Hydrogen-induced intergranular embrittlementt of ni-base alloys used for steam generator tubes

The hydrogen-induced intergranular rupture of alloys 600, 690 and 82 has been investigated in order to improve the understanding of the possible role of hydrogen on the Stress Corrosion Cracking (SCC) sensitivity of these alloys when exposed to primary water in Pressurized Water Reactors (PWR). Small tensile specimens were hydrogenated at 150°C by cathodic charging in molten salts in order to introduce a controlled amount of hydrogen homogeneously distributed in the samples.
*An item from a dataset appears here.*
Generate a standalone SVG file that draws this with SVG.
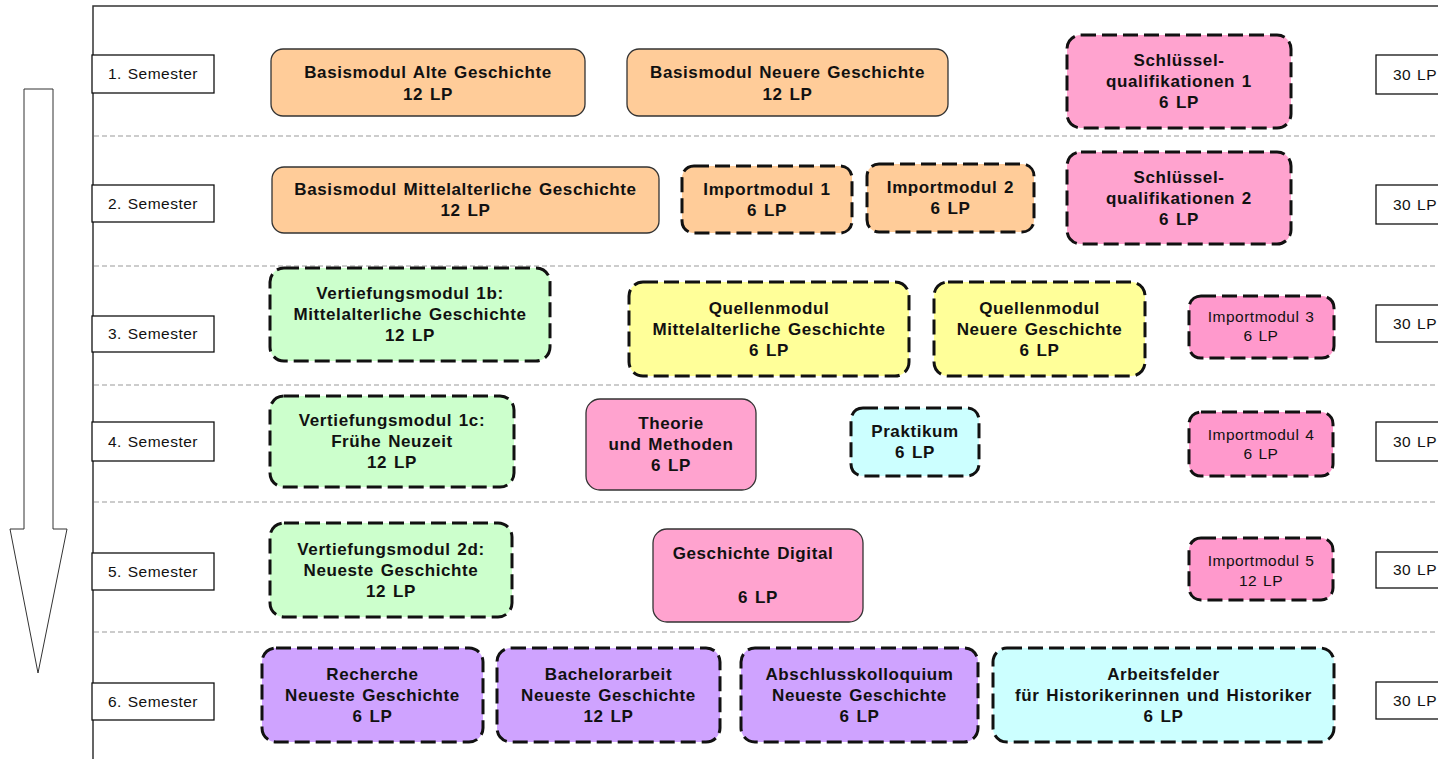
<svg xmlns="http://www.w3.org/2000/svg" width="1438" height="759" viewBox="0 0 1438 759">
<style>
text{font-family:"Liberation Sans",Arial,sans-serif;fill:#111;text-anchor:middle}
.b{font-size:17px;font-weight:bold;letter-spacing:0.6px;word-spacing:1.5px}
.r{font-size:15.5px;letter-spacing:0.5px;word-spacing:1px}
.lbl{fill:#fff;stroke:#111;stroke-width:1.3}
.solid{stroke:#333;stroke-width:1.3}
.dash{stroke:#111;stroke-width:3;stroke-dasharray:15 6}
.peach{fill:#FFCC99}.pink{fill:#FFA3CF}.pink2{fill:#FF99CC}.green{fill:#CCFFCC}.yellow{fill:#FFFF99}.cyan{fill:#CCFFFF}.purple{fill:#CFA3FF}
.sep{stroke:#999;stroke-width:1.2;stroke-dasharray:5 3;fill:none}
</style>
<rect width="1438" height="759" fill="#fff"/>
<g id="frame">
<path d="M93 759 V6 H1438" fill="none" stroke="#333" stroke-width="1.5"/>
<line class="sep" x1="94" y1="136" x2="1438" y2="136"/>
<line class="sep" x1="94" y1="266" x2="1438" y2="266"/>
<line class="sep" x1="94" y1="385" x2="1438" y2="385"/>
<line class="sep" x1="94" y1="502" x2="1438" y2="502"/>
<line class="sep" x1="94" y1="632" x2="1438" y2="632"/>
</g>
<g id="connectors">
<polygon points="24,89 53,89 53,529 67,529 38,673 10,529 24,529" fill="#fff" stroke="#333" stroke-width="1"/>
</g>
<g id="semesters">
<g id="sem1"><rect class="lbl" x="92" y="55" width="122" height="38"/><text class="r" x="153" y="79">1. Semester</text></g>
<g id="sem2"><rect class="lbl" x="92" y="185" width="122" height="37"/><text class="r" x="153" y="208.5">2. Semester</text></g>
<g id="sem3"><rect class="lbl" x="92" y="316" width="122" height="36"/><text class="r" x="153" y="339">3. Semester</text></g>
<g id="sem4"><rect class="lbl" x="92" y="422" width="122" height="39"/><text class="r" x="153" y="446.5">4. Semester</text></g>
<g id="sem5"><rect class="lbl" x="92" y="553" width="122" height="37"/><text class="r" x="153" y="576.5">5. Semester</text></g>
<g id="sem6"><rect class="lbl" x="92" y="683" width="122" height="37"/><text class="r" x="153" y="706.5">6. Semester</text></g>
</g>
<g id="totals">
<g id="lp1"><rect class="lbl" x="1376" y="55" width="80" height="39"/><text class="r" x="1393" y="80" style="text-anchor:start">30 LP</text></g>
<g id="lp2"><rect class="lbl" x="1376" y="185" width="80" height="39"/><text class="r" x="1393" y="210" style="text-anchor:start">30 LP</text></g>
<g id="lp3"><rect class="lbl" x="1376" y="305" width="80" height="37"/><text class="r" x="1393" y="328.5" style="text-anchor:start">30 LP</text></g>
<g id="lp4"><rect class="lbl" x="1376" y="422" width="80" height="39"/><text class="r" x="1393" y="447" style="text-anchor:start">30 LP</text></g>
<g id="lp5"><rect class="lbl" x="1376" y="552" width="80" height="36"/><text class="r" x="1393" y="575" style="text-anchor:start">30 LP</text></g>
<g id="lp6"><rect class="lbl" x="1376" y="682" width="80" height="37"/><text class="r" x="1393" y="705.5" style="text-anchor:start">30 LP</text></g>
</g>
<g id="n-basis-alte"><rect class="solid peach" x="271" y="49" width="314" height="67" rx="12"/><text class="b" x="428" y="77.5">Basismodul Alte Geschichte</text><text class="b" x="428" y="99.5">12 LP</text></g>
<g id="n-basis-neuere"><rect class="solid peach" x="627" y="49" width="321" height="67" rx="12"/><text class="b" x="787.5" y="77.5">Basismodul Neuere Geschichte</text><text class="b" x="787.5" y="99.5">12 LP</text></g>
<g id="n-sq1"><rect class="dash pink" x="1067" y="35" width="224" height="93" rx="14"/><text class="b" x="1179" y="66">Schlüssel-</text><text class="b" x="1179" y="87">qualifikationen 1</text><text class="b" x="1179" y="108">6 LP</text></g>
<g id="n-basis-mittel"><rect class="solid peach" x="272" y="167" width="387" height="66" rx="12"/><text class="b" x="465.5" y="195">Basismodul Mittelalterliche Geschichte</text><text class="b" x="465.5" y="216">12 LP</text></g>
<g id="n-import1"><rect class="dash peach" x="682" y="166" width="170" height="67" rx="12"/><text class="b" x="767" y="194.5">Importmodul 1</text><text class="b" x="767" y="215.5">6 LP</text></g>
<g id="n-import2"><rect class="dash peach" x="867" y="164" width="167" height="68" rx="12"/><text class="b" x="950.5" y="193">Importmodul 2</text><text class="b" x="950.5" y="214">6 LP</text></g>
<g id="n-sq2"><rect class="dash pink" x="1067" y="152" width="224" height="92" rx="14"/><text class="b" x="1179" y="182.5">Schlüssel-</text><text class="b" x="1179" y="203.5">qualifikationen 2</text><text class="b" x="1179" y="224.5">6 LP</text></g>
<g id="n-vert1b"><rect class="dash green" x="270" y="268" width="280" height="93" rx="14"/><text class="b" x="410" y="299">Vertiefungsmodul 1b:</text><text class="b" x="410" y="320">Mittelalterliche Geschichte</text><text class="b" x="410" y="341">12 LP</text></g>
<g id="n-quellen-mittel"><rect class="dash yellow" x="629" y="282" width="280" height="94" rx="14"/><text class="b" x="769" y="313.5">Quellenmodul</text><text class="b" x="769" y="334.5">Mittelalterliche Geschichte</text><text class="b" x="769" y="355.5">6 LP</text></g>
<g id="n-quellen-neuere"><rect class="dash yellow" x="934" y="282" width="211" height="94" rx="14"/><text class="b" x="1039.5" y="313.5">Quellenmodul</text><text class="b" x="1039.5" y="334.5">Neuere Geschichte</text><text class="b" x="1039.5" y="355.5">6 LP</text></g>
<g id="n-import3"><rect class="dash pink2" x="1189" y="296" width="145" height="62" rx="12"/><text class="r" x="1261" y="322">Importmodul 3</text><text class="r" x="1261" y="341">6 LP</text></g>
<g id="n-vert1c"><rect class="dash green" x="270" y="396" width="244" height="91" rx="14"/><text class="b" x="392" y="426">Vertiefungsmodul 1c:</text><text class="b" x="392" y="447">Frühe Neuzeit</text><text class="b" x="392" y="468">12 LP</text></g>
<g id="n-theorie"><rect class="solid pink" x="586" y="399" width="170" height="91" rx="14"/><text class="b" x="671" y="429">Theorie</text><text class="b" x="671" y="450">und Methoden</text><text class="b" x="671" y="471">6 LP</text></g>
<g id="n-praktikum"><rect class="dash cyan" x="851" y="408" width="128" height="68" rx="12"/><text class="b" x="915" y="437">Praktikum</text><text class="b" x="915" y="458">6 LP</text></g>
<g id="n-import4"><rect class="dash pink2" x="1189" y="412" width="144" height="64" rx="12"/><text class="r" x="1261" y="440">Importmodul 4</text><text class="r" x="1261" y="459">6 LP</text></g>
<g id="n-vert2d"><rect class="dash green" x="270" y="523" width="242" height="94" rx="14"/><text class="b" x="391" y="554.5">Vertiefungsmodul 2d:</text><text class="b" x="391" y="575.5">Neueste Geschichte</text><text class="b" x="391" y="596.5">12 LP</text></g>
<g id="n-digital"><rect class="solid pink" x="653" y="529" width="210" height="93" rx="14"/><text class="b" x="753" y="559">Geschichte Digital</text><text class="b" x="758" y="603">6 LP</text></g>
<g id="n-import5"><rect class="dash pink2" x="1189" y="538" width="144" height="62" rx="12"/><text class="r" x="1261" y="566">Importmodul 5</text><text class="r" x="1261" y="586">12 LP</text></g>
<g id="n-recherche"><rect class="dash purple" x="262" y="648" width="221" height="94" rx="14"/><text class="b" x="372.5" y="679.5">Recherche</text><text class="b" x="372.5" y="700.5">Neueste Geschichte</text><text class="b" x="372.5" y="721.5">6 LP</text></g>
<g id="n-bachelor"><rect class="dash purple" x="497" y="648" width="223" height="94" rx="14"/><text class="b" x="608.5" y="679.5">Bachelorarbeit</text><text class="b" x="608.5" y="700.5">Neueste Geschichte</text><text class="b" x="608.5" y="721.5">12 LP</text></g>
<g id="n-kolloquium"><rect class="dash purple" x="741" y="648" width="237" height="94" rx="14"/><text class="b" x="859.5" y="679.5">Abschlusskolloquium</text><text class="b" x="859.5" y="700.5">Neueste Geschichte</text><text class="b" x="859.5" y="721.5">6 LP</text></g>
<g id="n-arbeitsfelder"><rect class="dash cyan" x="993" y="648" width="341" height="94" rx="14"/><text class="b" x="1163.5" y="679.5">Arbeitsfelder</text><text class="b" x="1163.5" y="700.5">für Historikerinnen und Historiker</text><text class="b" x="1163.5" y="721.5">6 LP</text></g>
</svg>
The hydrogen concentration in the samples and its dependence on the alloys chemistry and microstructure and on additional desorption annealing was measured by using the thermal fusion method. The role of H on the strain hardening and on the tensile properties of the alloys was investigated at room temperature. SEM was used to characterize the extent of H-induced intergranular cracking. Hydrogenated samples exhibit a strong H-induced ductility lass associated with intergranular fracture. The extent of both the ductility lass and the intergranular rupture strongly depends on the chemical composition and on the microstructure of the alloys. Alloy 82, representative of the weld alloy 600, exhibits the largest HE susceptibility whereas alloy 690 is the less affected by H absorption. The tensile properties recorded after desorption annealing illustrate the reversible character of H-induced intergranular rupture and demonstrate the predominant role, in the mechanism responsible for the ductility lass, of diffusible hydrogen and its interaction with defects involved in the plastic deformation such as dislocations.